The only toss-up currently going Romney’s way is North Carolina (15). From a GOP viewpoint, it would want to – if Romney can’t take a state that only gave Obama a 0.3% margin in 2008, and was double-digit Bush territory in 2000 and 2004, then he’s in trouble. These forty-six states are shown in the graph above, and point to an Obama win.

A Romney win?

There are five states that are too close to call, most importantly Florida (29), but also Virginia (13), Colorado (9), Iowa (6) and New Hampshire (4). Romney is ahead in both Florida and Virginia at the moment (just).
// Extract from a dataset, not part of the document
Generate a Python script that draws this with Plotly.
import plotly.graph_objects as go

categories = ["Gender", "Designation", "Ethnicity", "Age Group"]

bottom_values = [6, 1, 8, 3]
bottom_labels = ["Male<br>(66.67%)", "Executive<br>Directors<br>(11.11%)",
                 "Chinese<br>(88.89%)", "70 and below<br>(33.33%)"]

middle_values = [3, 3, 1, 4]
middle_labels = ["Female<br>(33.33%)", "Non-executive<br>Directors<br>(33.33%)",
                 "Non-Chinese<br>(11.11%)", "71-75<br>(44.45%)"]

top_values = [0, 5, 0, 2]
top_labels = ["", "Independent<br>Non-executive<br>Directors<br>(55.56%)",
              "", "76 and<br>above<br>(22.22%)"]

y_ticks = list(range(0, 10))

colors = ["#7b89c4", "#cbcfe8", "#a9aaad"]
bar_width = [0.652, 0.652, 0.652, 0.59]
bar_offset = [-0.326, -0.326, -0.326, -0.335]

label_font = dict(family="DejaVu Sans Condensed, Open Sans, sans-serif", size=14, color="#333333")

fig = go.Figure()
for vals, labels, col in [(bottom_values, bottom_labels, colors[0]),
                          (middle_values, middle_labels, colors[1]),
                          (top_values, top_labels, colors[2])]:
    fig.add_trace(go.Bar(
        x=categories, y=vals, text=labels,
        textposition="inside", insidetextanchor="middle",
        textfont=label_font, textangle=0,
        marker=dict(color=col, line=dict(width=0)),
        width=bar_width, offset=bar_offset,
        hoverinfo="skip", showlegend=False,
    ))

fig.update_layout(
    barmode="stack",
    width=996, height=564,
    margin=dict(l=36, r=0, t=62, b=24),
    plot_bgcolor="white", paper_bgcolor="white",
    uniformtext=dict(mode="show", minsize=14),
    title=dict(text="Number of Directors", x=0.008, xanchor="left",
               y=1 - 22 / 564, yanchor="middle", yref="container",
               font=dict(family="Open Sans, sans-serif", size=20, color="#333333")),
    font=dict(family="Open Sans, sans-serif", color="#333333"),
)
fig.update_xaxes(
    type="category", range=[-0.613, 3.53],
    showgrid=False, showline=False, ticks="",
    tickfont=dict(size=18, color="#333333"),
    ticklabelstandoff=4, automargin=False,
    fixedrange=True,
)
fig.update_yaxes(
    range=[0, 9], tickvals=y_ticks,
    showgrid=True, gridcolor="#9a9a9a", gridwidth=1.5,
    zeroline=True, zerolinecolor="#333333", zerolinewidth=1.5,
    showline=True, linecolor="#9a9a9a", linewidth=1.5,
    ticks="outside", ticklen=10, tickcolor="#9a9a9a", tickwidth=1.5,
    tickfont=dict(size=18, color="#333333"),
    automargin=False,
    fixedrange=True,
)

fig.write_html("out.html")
Suppose he won those two. Adding them and North Carolina to the GOP total so far gives 248 votes. Pennsylvania looks beyond Romney’s reach so hence the focus on Ohio, where Obama is ahead by 2.3% in the polls. An Ohio win added on would leave Romney on 264 votes, just shy of the 270 needed. Colorado is a state that twice voted for Bush and has Obama only marginally ahead currently. Its nine votes would be enough for a Romney victory.

The cheat-sheet redux

So, what should you watch out for in the wee hours of next Wednesday morning?

Nevada and Ohio are Obama’s most fragile possessions of the 271 votes outlined above. Without their 24 votes, Obama would need Florida – or Virginia plus two of New Hampshire, Colorado and Iowa – to win. If he keeps those two, though, he is on course for re-election, barring surprises.

Potential surprises include an Obama win in North Carolina, if news of which broke early in the evening, you could retire relatively safe in the knowledge that Obama would be re-elected, or alternatively Obama struggling in any of Michigan, Pennsylvania or Washington.

Romney’s route to victory requires winning not just Florida and Virginia, where he is currently ahead, but also Ohio and Colorado.

If Arizona or Minnesota – or indeed anywhere else – is being discussed by pundits on the night as a possible upset, then it’s probably best to get the popcorn out, it’ll be a long night!